Antique Chairs & Antique Settles
Chairs did not start to become widely available until the 18th century. Until the end of the 17th century stools and benches were the only seating available to most people, unless they were fairly wealthy and important.
The range of antique armchairs, single and pairs of chairs we stock typically includes:
- 17th century oak backstool chairs
- Attractively designed antique chairs in walnut or mahogany from the Chippendale period, or more generally Georgian
- Antique Windsor chairs in yew wood, or ash and elm
- Country made antique armchairs, single chairs and pairs from the 18th and early 19th centuries in oak, ash or other country woods
- Early 19th century rush-seated carvers and side chairs in ash and fruitwood
During Georgian times the extra comfort of upholstered seats was introduced.

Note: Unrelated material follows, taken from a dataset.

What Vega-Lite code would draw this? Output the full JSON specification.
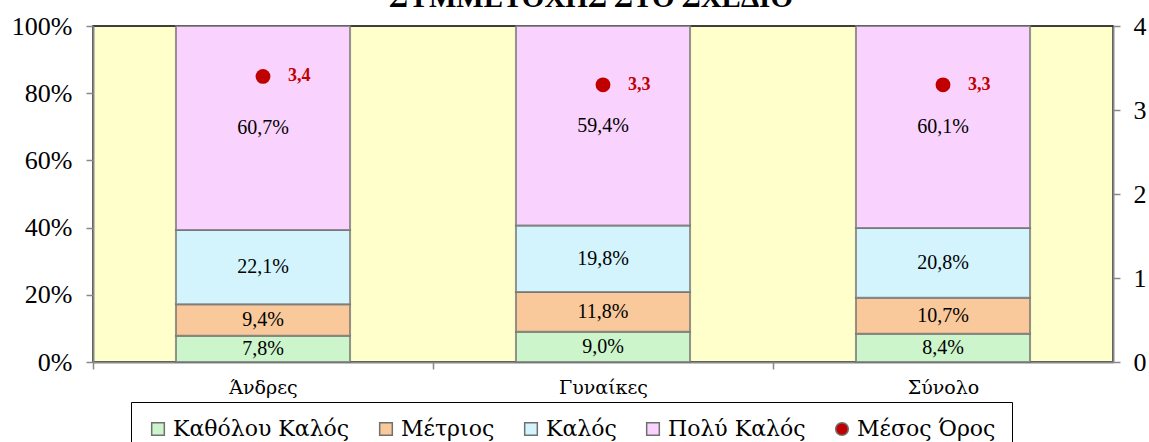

The Windsor chair was first made in the late 18th century and became very popular during the first half of 19th century. It marked a significant ergonomic design development, as the seat was shaped and curved to suit the human body. The design was centred on the seat, with the rest of the chair built around that. Before Windsor chairs, the seat (whether plain wood or upholstered) was a simple flat structure defined from the space created by the framework of the chair.
We also stock antique settles, most often 18th century, from the Georgian period, and made from oak or elm. Settle is a word of Anglo-Saxon origin, meaning a long bench with arms and a back, which could seat several people.